Tribute to Humor
Conversations with
Carl Phillips & Aram Saroyan
Funny on paper isn’t easy. So much of humor relies on tone and timing, and all the nonverbal cues of the comedian’s trade. We received far more poems for this theme than for any other we’ve done–perhaps as many as 10,000 were submitted–but the Tribute to Humor is no longer than any of our other themed sections. After six months of reading, only 25 poems tickled us enough that we can call them funny. They deploy a number of strategies: Some use pacing and enjambment to mimic comedic timing. Others carefully craft a voice to conjure their own comedians. Some set up rhymes in order to subvert the rhyme’s expectation. Some leap wildly into the absurd. Some are funny stories, simply told. The only thing they have in common is that they kept us laughing through a long winter of editorial meetings, and we think they’ll keep you laughing, too.

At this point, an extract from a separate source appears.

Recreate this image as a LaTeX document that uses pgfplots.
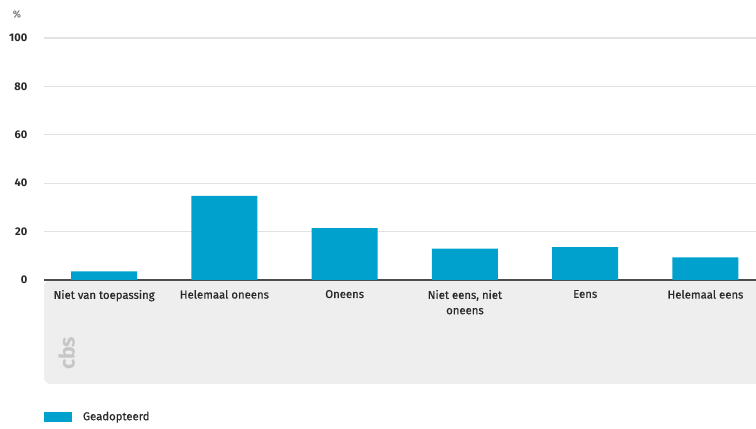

As always, the tribute is the focus of the issue, but not the totality of it. Rattle #33’s open section features the work of 38 poets, including a long narrative poem-noir by Tony Barnstone, with illustrations by the artist. Also, Alan Fox interviews Aram Saroyan and Carl Phillips, and in the back pages, our first-person contributor notes are almost as fun to read as the poems themselves.